Do you have some particular options in mind? Practically any example I am can come up with ends up devolving to a single namespace.

The least restrictive one I can recall is the Usenet namespace where the equivalent of a subdomain didn't — at least in principle — require permission from the domain "owner" to establish (eg. alt.comics.superman.dies.dies.dies). In practice this required coordination and consensus among various administrators for a new group to be established, and under various scenarios existing "owners" could object.




Overall I think letting people pick their own pet names & grow their personal popularity is the most important step we can take as an onlining civilization. It's also going to be total chaos, but I think we'd have to keep growing & iterating, via a lot of bad failing. Present the complexity, present the multitude of options, & surface historical data to show who favors & prefers what, over time.

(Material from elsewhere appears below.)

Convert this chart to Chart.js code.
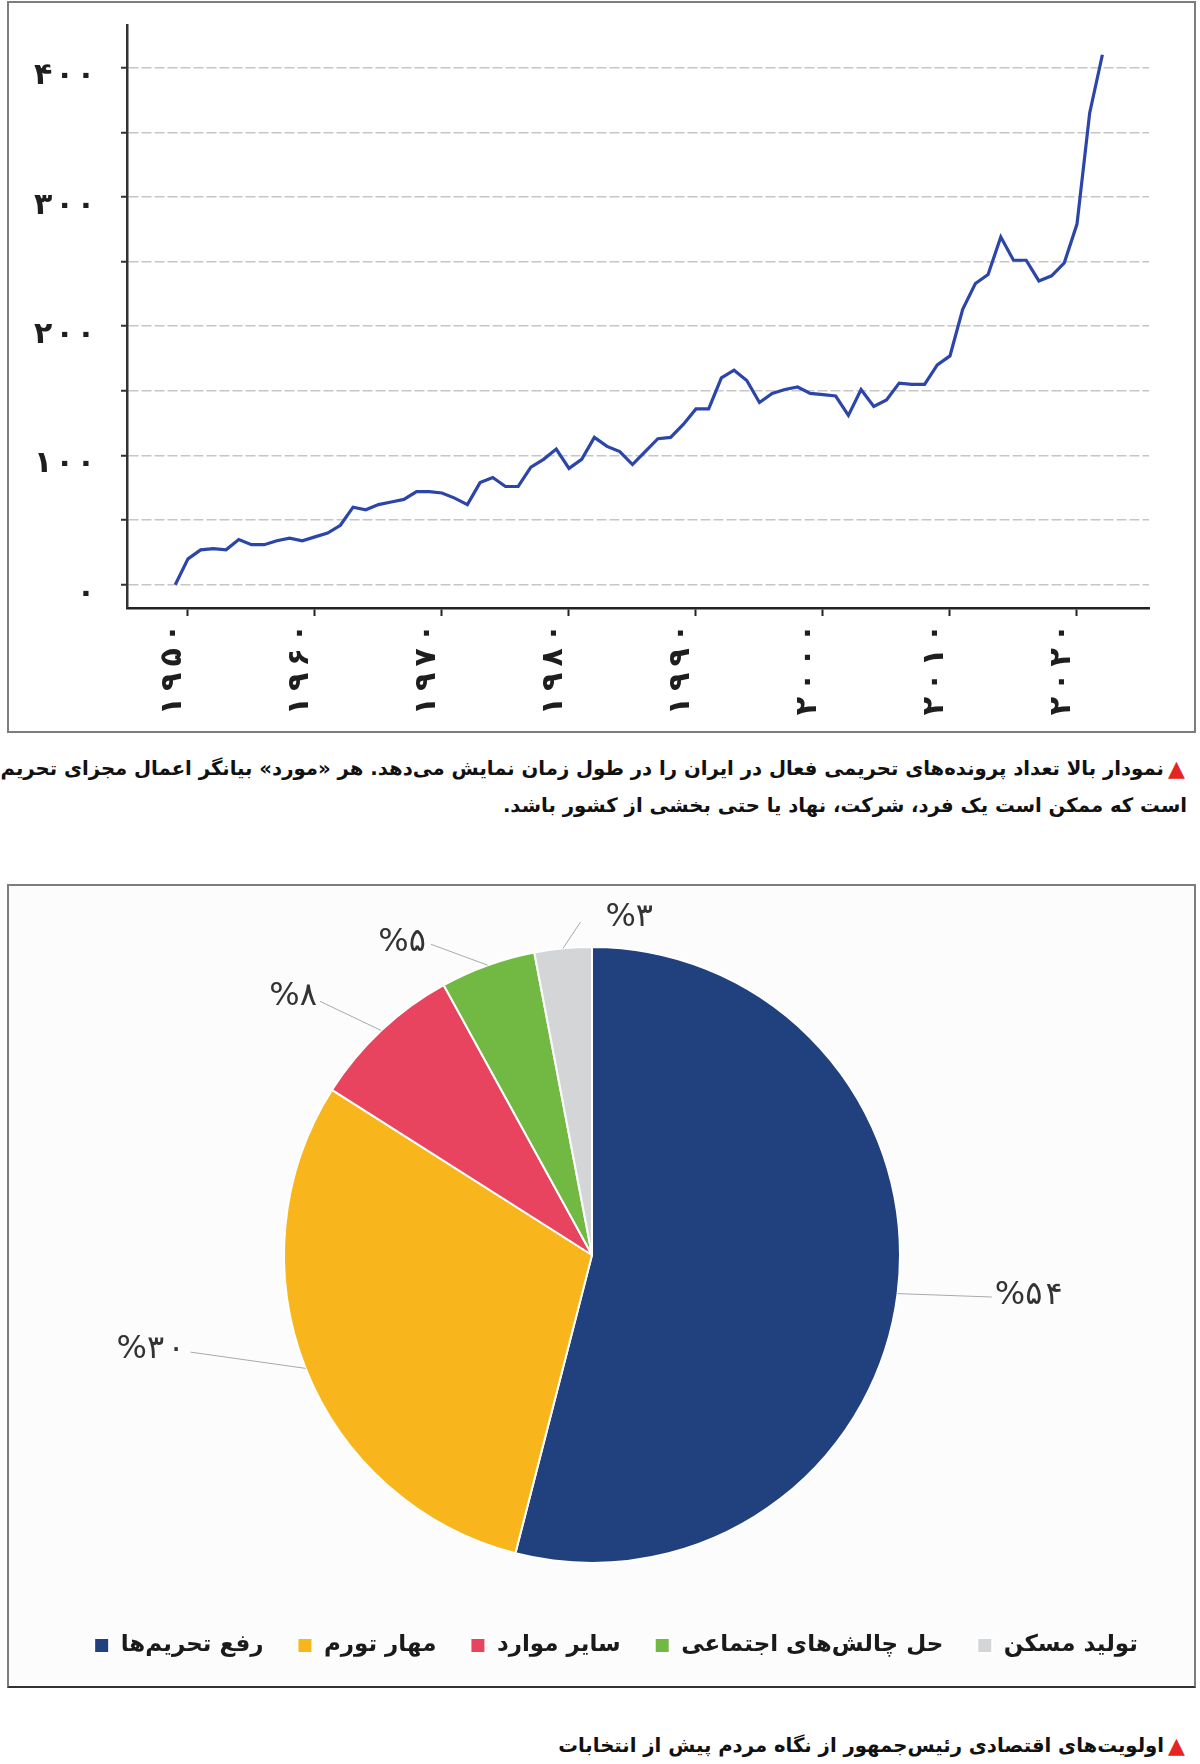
<!DOCTYPE html>
<html lang="fa">
<head>
<meta charset="utf-8">
<script src="https://cdn.jsdelivr.net/npm/chart.js@4.4.1/dist/chart.umd.min.js"></script>
<style>
html,body{margin:0;padding:0;background:#fff;}
body{width:1200px;height:1764px;position:relative;overflow:hidden;font-family:"DejaVu Sans",sans-serif;}
.frame{position:absolute;box-sizing:border-box;border:2px solid #7d7d7d;background:#fff;}
#f1{left:7px;top:1px;width:1189px;height:732px;}
#f2{left:7px;top:884px;width:1189px;height:804px;background:#fcfcfc;border-bottom-color:#333;}
.frame canvas{position:absolute;left:0;top:0;}
.cap{position:absolute;white-space:nowrap;direction:rtl;font-weight:bold;color:#111;line-height:36px;height:36px;}
.tri{position:absolute;color:#e52521;font-size:22px;line-height:22px;}
</style>
</head>
<body>
<div class="frame" id="f1"><canvas id="c1" width="1185" height="728" style="width:1185px;height:728px"></canvas></div>
<span class="tri" style="left:1168px;top:758px">▲</span>
<div class="cap" id="cap1a" style="right:36px;top:751px">نمودار بالا تعداد پرونده‌های تحریمی فعال در ایران را در طول زمان نمایش می‌دهد. هر «مورد» بیانگر اعمال مجزای تحریم</div>
<div class="cap" id="cap1b" style="right:13px;top:788px">است که ممکن است یک فرد، شرکت، نهاد یا حتی بخشی از کشور باشد.</div>
<div class="frame" id="f2"><canvas id="c2" width="1185" height="800" style="width:1185px;height:800px"></canvas></div>
<span class="tri" style="left:1168px;top:1735px">▲</span>
<div class="cap" id="cap2" style="right:36px;top:1728px">اولویت‌های اقتصادی رئیس‌جمهور از نگاه مردم پیش از انتخابات</div>
<script>
// ---------- data: line chart ----------
const years = [1949,1950,1951,1952,1953,1954,1955,1956,1957,1958,1959,1960,1961,1962,1963,1964,1965,1966,1967,1968,1969,1970,1971,1972,1973,1974,1975,1976,1977,1978,1979,1980,1981,1982,1983,1984,1985,1986,1987,1988,1989,1990,1991,1992,1993,1994,1995,1996,1997,1998,1999,2000,2001,2002,2003,2004,2005,2006,2007,2008,2009,2010,2011,2012,2013,2014,2015,2016,2017,2018,2019,2020,2021,2022];
const sanctionCases = [0,20,27,28,27,35,31,31,34,36,34,37,40,46,60,58,62,64,66,72,72,71,67,62,79,83,76,76,91,97,105,90,97,114,107,103,93,103,113,114,124,136,136,160,166,158,141,148,151,153,148,147,146,131,151,138,143,156,155,155,170,177,213,233,240,269,251,251,235,239,249,279,365,410];
const xTickValues = [1950,1960,1970,1980,1990,2000,2010,2020];
const yTickValues = [0,50,100,150,200,250,300,350,400];
const yLabelValues = [0,100,200,300,400];

// ---------- data: pie chart ----------
const pieLabels = ['رفع تحریم‌ها','مهار تورم','سایر موارد','حل چالش‌های اجتماعی','تولید مسکن'];
const pieValues = [54,30,8,5,3];
const pieColors = ['#21407e','#f8b61c','#e9445f','#72b944','#d4d5d7'];

const faDigits = '۰۱۲۳۴۵۶۷۸۹';
const fa = v => String(v).replace(/\d/g, d => faDigits[d]);
// spaced digits (thin / hair spaces between digits, as in the reference typography)
const faSpaced = (v, sp) => fa(v).split('').join(sp);

// fit captions
(function(){
  const a = document.getElementById('cap1a'), b = document.getElementById('cap1b'), c = document.getElementById('cap2');
  [a,b,c].forEach(e => e.style.fontSize = '20px');
  const w = a.getBoundingClientRect().width;
  const fs = 20 * 1164 / w;
  [a,b,c].forEach(e => e.style.fontSize = fs.toFixed(2) + 'px');
})();

new Chart(document.getElementById('c1'), {
  type: 'line',
  data: {
    datasets: [{
      data: years.map((x, i) => ({x: x, y: sanctionCases[i]})),
      borderColor: '#2c45a8', borderWidth: 3.2, pointRadius: 0, tension: 0, fill: false
    }]
  },
  options: {
    responsive: false, animation: false, devicePixelRatio: 1,
    layout: {padding: {top: 22, right: 45, left: 0, bottom: 0}},
    plugins: {legend: {display: false}, tooltip: {enabled: false}},
    scales: {
      x: {
        type: 'linear', min: 1945.2, max: 2025.67,
        afterBuildTicks: s => { s.ticks = xTickValues.map(v => ({value: v})); },
        afterFit: s => { s.height = 123; s.paddingLeft = 0; s.paddingRight = 0; s.paddingTop = 0; s.paddingBottom = 0; },
        grid: {drawOnChartArea: false, drawTicks: true, tickLength: 8, tickColor: '#222', tickWidth: 2},
        border: {display: true, color: '#222', width: 2.5},
        ticks: {minRotation: 90, maxRotation: 90, autoSkip: false, padding: 8, labelOffset: -15, color: '#1e1e1e',
                font: {family: 'DejaVu Sans', size: 30, weight: 'bold'}, callback: v => faSpaced(v, '\u2009')}
      },
      y: {
        min: -18, max: 433,
        afterBuildTicks: s => { s.ticks = yTickValues.map(v => ({value: v})); },
        afterFit: s => { s.width = 118; s.paddingLeft = 0; s.paddingRight = 0; s.paddingTop = 0; s.paddingBottom = 0; },
        grid: {color: '#c6c6c6', lineWidth: 1.5, tickLength: 6, tickColor: '#333', tickWidth: 2, tickBorderDash: []},
        border: {display: true, color: '#333', width: 2.5, dash: [10, 3]},
        ticks: {autoSkip: false, padding: 26, labelOffset: 9, color: '#1e1e1e', font: {family: 'DejaVu Sans', size: 30, weight: 'bold'},
                callback: v => yLabelValues.includes(v) ? faSpaced(v, '\u200A') : ''}
      }
    }
  }
});

const leaderPlugin = {
  id: 'pieLeaders',
  afterLayout(chart, args, opts) {
    if (chart.legend) { chart.legend.left += opts.legendShift; chart.legend.right += opts.legendShift; }
  },
  afterDatasetsDraw(chart, args, opts) {
    const ctx = chart.ctx;
    const meta = chart.getDatasetMeta(0);
    const vals = chart.data.datasets[0].data;
    meta.data.forEach((arc, i) => {
      const p = arc.getProps(['x', 'y', 'startAngle', 'endAngle', 'outerRadius'], true);
      const cfg = opts.leaders[i];
      const mid = (p.startAngle + p.endAngle) / 2;
      const a2 = mid + cfg.dAng * Math.PI / 180;
      const sx = p.x + Math.cos(mid) * p.outerRadius, sy = p.y + Math.sin(mid) * p.outerRadius;
      const ex = p.x + Math.cos(a2) * (p.outerRadius + cfg.ext), ey = p.y + Math.sin(a2) * (p.outerRadius + cfg.ext);
      ctx.save();
      ctx.strokeStyle = opts.lineColor; ctx.lineWidth = 1;
      ctx.beginPath(); ctx.moveTo(sx, sy); ctx.lineTo(ex, ey); ctx.stroke();
      ctx.font = opts.font; ctx.fillStyle = opts.color; ctx.textBaseline = 'middle'; ctx.textAlign = cfg.align;
      const tx = cfg.align === 'left' ? ex + cfg.gap : ex - cfg.gap;
      ctx.fillText('%' + faSpaced(vals[i], '\u200A'), tx, ey + cfg.dy);
      ctx.restore();
    });
  }
};

new Chart(document.getElementById('c2'), {
  type: 'pie',
  data: {
    labels: pieLabels,
    datasets: [{data: pieValues, backgroundColor: pieColors, borderColor: '#ffffff', borderWidth: 2, radius: 308}]
  },
  options: {
    responsive: false, animation: false, devicePixelRatio: 1,
    layout: {padding: {top: 24, left: 0, right: 19, bottom: 19}},
    plugins: {
      tooltip: {enabled: false},
      legend: {position: 'bottom', labels: {boxWidth: 15, boxHeight: 15, padding: 34, color: '#1a1a1a',
               font: {family: 'DejaVu Sans', size: 23, weight: 'bold'}}},
      pieLeaders: {
        legendShift: 24,
        lineColor: '#a9a9a9', color: '#333', font: '32px "DejaVu Sans"',
        leaders: [
          {ext: 94, dAng: -1.2, align: 'left', gap: 3, dy: -1},
          {ext: 105, dAng: 8, align: 'right', gap: 6, dy: -2},
          {ext: 64, dAng: -3.8, align: 'right', gap: 3, dy: -5},
          {ext: 42, dAng: -7.6, align: 'right', gap: 5, dy: -2},
          {ext: 25, dAng: 3.4, align: 'left', gap: 25, dy: -5}
        ]
      }
    }
  },
  plugins: [leaderPlugin]
});
</script>
</body>
</html>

A more practical take, I'd love a domain name system that only promised that, at some time, i was the owner of a certain DNS domain. If I stopped being the owner, I could still continue hosting my site, my identity would be cryptographically well known & certifiable, people would know who to come to (or maybe not, not a hard requirement for this scenario; like HIP they should know me when we talk & i do want to say it's me), even though the link, the "ownership" (renter-ship) of the domain i'd held had expired. This again is another huge host of interesting messy hard problems, and if someone does get my keys, i'm hosed, but i really like how it favors a very strong distributed identity over this pressing incessant badgering need DNS has to enforce consistency & singularness.


Hmm. So something like sending mail to a person at a street address? That is, even if you don't still live there (and even if there is no forwarding address), it's obvious who it is for (which isn't the current occupant).